▶ [Aim of the task] The material below includes pictures; leave them out and return only the lines between the line containing "Clone this chart in Apache ECharts." and the line containing "const font = 'Liberation", inclusive, word for word.
>> Start Given entries
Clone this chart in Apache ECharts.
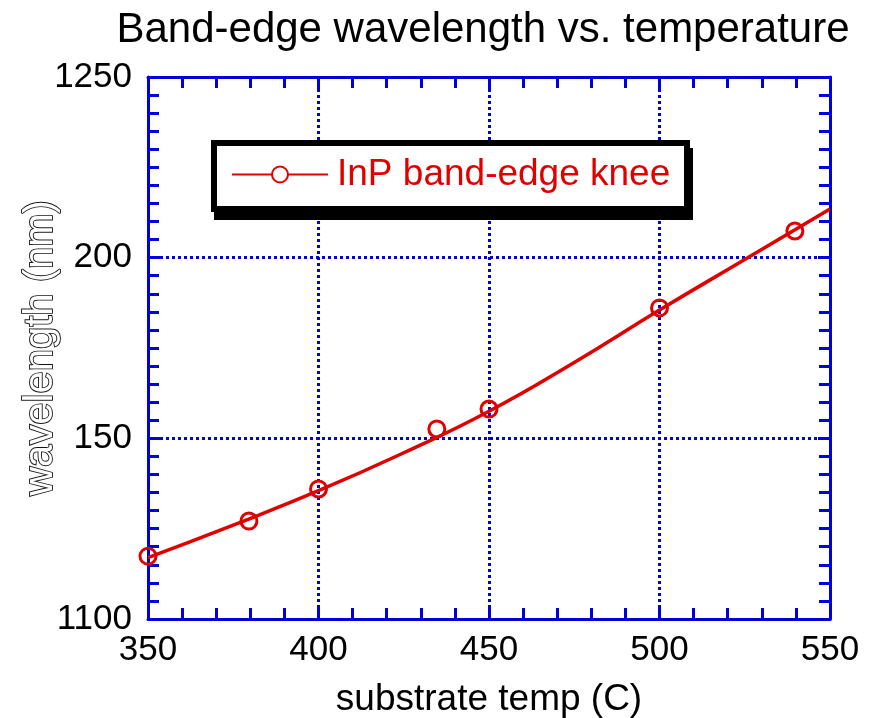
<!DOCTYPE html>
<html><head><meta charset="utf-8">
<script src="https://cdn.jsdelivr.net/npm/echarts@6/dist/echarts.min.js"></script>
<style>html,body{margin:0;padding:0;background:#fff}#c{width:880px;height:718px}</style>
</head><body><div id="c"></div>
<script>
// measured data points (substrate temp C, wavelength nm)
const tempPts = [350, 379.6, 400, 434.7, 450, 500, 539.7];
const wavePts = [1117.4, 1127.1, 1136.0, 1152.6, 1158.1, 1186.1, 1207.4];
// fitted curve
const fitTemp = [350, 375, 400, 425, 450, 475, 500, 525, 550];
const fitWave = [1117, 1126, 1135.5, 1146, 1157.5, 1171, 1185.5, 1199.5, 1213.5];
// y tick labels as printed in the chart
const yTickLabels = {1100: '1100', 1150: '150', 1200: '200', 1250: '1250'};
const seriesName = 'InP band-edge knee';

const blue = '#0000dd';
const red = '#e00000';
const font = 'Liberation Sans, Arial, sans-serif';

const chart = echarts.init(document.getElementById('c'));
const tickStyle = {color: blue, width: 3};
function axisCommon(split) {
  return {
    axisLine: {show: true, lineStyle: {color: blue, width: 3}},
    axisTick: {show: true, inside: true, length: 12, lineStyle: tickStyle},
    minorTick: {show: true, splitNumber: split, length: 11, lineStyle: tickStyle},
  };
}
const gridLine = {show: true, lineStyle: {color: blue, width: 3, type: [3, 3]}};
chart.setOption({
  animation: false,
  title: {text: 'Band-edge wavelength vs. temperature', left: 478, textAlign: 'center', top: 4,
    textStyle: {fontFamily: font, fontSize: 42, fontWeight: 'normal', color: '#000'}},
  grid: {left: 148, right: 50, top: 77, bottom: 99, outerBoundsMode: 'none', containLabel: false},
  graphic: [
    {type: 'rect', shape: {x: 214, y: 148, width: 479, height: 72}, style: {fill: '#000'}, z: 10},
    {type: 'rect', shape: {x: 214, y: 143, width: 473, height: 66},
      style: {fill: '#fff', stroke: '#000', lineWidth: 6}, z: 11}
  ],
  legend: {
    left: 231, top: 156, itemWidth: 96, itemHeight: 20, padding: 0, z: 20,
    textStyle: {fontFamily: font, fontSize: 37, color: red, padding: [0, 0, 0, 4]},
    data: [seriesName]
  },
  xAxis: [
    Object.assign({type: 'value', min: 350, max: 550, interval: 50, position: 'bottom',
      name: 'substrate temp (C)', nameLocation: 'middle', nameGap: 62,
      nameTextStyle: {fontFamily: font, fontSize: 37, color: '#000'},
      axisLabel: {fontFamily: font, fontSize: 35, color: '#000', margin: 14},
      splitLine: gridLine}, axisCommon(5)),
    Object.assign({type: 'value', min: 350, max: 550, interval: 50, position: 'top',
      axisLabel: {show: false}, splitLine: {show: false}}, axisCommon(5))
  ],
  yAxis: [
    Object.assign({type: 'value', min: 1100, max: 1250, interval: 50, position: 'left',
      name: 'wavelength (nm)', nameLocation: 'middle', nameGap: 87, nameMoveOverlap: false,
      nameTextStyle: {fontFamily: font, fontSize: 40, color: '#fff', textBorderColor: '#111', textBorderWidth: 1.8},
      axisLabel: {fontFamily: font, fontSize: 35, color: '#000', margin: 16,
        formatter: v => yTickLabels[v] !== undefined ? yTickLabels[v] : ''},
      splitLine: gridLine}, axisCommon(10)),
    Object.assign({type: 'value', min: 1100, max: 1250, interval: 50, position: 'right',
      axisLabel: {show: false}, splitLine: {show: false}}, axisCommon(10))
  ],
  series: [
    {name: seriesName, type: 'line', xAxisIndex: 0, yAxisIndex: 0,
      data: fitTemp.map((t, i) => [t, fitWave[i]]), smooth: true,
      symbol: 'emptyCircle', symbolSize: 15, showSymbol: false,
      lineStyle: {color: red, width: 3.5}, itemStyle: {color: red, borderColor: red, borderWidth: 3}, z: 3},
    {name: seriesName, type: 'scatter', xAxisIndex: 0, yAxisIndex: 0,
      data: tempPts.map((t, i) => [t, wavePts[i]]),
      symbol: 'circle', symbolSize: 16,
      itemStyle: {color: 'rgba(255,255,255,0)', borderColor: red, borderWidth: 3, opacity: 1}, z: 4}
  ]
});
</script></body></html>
>> End Given entries
>> Start Given entries
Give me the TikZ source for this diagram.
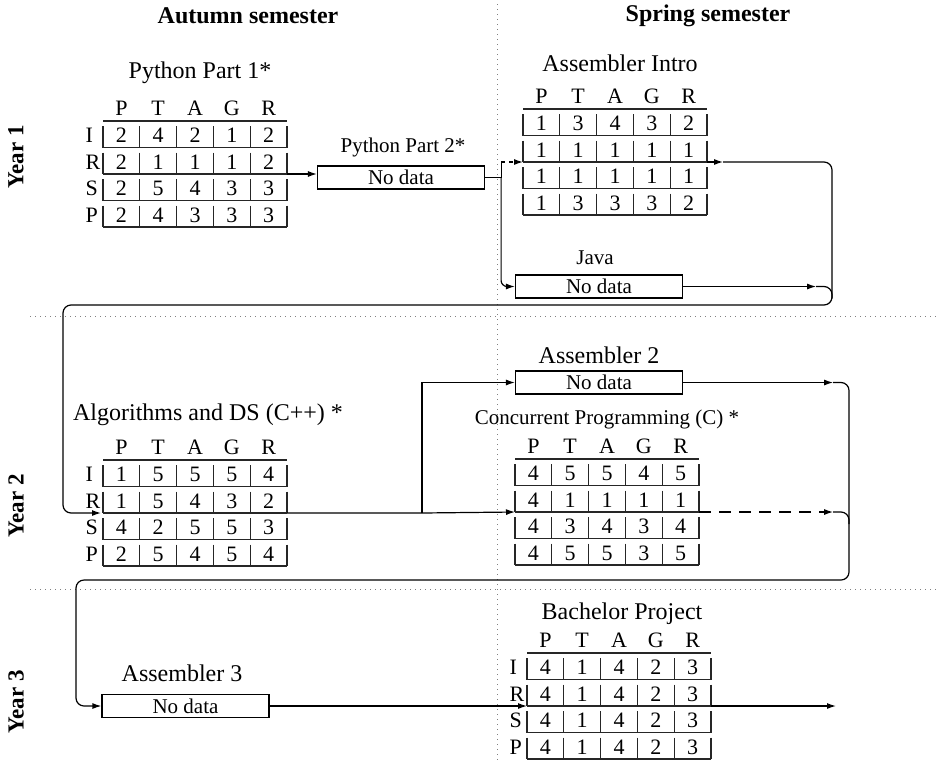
>> End Given entries
>> Start Given entries
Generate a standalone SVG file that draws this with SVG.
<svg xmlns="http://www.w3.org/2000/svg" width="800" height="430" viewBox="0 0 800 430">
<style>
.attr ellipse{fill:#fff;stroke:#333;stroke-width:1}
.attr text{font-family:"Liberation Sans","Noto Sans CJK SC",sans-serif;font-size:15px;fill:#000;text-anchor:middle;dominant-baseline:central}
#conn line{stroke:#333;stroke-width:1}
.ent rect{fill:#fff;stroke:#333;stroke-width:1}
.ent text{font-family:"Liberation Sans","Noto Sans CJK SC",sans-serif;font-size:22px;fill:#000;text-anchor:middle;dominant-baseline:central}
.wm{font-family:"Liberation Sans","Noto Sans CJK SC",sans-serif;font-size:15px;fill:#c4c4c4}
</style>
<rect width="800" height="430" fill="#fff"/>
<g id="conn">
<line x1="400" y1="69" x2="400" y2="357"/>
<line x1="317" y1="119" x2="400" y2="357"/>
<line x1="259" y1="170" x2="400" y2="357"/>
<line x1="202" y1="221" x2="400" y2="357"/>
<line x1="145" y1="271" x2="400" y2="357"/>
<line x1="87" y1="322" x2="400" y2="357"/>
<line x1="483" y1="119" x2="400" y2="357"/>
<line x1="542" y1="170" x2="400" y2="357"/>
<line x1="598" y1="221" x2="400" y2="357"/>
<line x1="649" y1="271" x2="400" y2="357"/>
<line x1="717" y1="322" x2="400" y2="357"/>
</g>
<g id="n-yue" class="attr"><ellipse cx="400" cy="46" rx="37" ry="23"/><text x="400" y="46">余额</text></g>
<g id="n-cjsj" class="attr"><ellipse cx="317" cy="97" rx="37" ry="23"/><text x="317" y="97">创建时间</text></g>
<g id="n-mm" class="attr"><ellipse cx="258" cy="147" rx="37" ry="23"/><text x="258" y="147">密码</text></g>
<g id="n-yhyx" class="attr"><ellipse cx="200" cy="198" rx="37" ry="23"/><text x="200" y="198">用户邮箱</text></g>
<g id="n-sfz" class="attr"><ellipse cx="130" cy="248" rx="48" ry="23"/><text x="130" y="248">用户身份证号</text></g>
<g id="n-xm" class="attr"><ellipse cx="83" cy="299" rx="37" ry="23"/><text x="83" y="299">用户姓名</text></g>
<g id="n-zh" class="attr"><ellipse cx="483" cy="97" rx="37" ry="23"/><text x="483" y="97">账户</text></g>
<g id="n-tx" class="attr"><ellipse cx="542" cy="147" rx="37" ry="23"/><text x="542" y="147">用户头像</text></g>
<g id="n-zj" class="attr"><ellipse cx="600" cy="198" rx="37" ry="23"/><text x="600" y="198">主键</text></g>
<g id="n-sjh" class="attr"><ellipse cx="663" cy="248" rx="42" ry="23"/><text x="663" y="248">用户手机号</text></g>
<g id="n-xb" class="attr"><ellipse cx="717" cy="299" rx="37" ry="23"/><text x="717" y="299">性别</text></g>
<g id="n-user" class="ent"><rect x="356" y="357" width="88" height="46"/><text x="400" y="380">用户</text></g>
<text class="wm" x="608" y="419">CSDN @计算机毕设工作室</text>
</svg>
>> End Given entries
▶ [Exercise result]
Clone this chart in Apache ECharts.
<!DOCTYPE html>
<html><head><meta charset="utf-8">
<script src="https://cdn.jsdelivr.net/npm/echarts@6/dist/echarts.min.js"></script>
<style>html,body{margin:0;padding:0;background:#fff}#c{width:880px;height:718px}</style>
</head><body><div id="c"></div>
<script>
// measured data points (substrate temp C, wavelength nm)
const tempPts = [350, 379.6, 400, 434.7, 450, 500, 539.7];
const wavePts = [1117.4, 1127.1, 1136.0, 1152.6, 1158.1, 1186.1, 1207.4];
// fitted curve
const fitTemp = [350, 375, 400, 425, 450, 475, 500, 525, 550];
const fitWave = [1117, 1126, 1135.5, 1146, 1157.5, 1171, 1185.5, 1199.5, 1213.5];
// y tick labels as printed in the chart
const yTickLabels = {1100: '1100', 1150: '150', 1200: '200', 1250: '1250'};
const seriesName = 'InP band-edge knee';

const blue = '#0000dd';
const red = '#e00000';
const font = 'Liberation Sans, Arial, sans-serif';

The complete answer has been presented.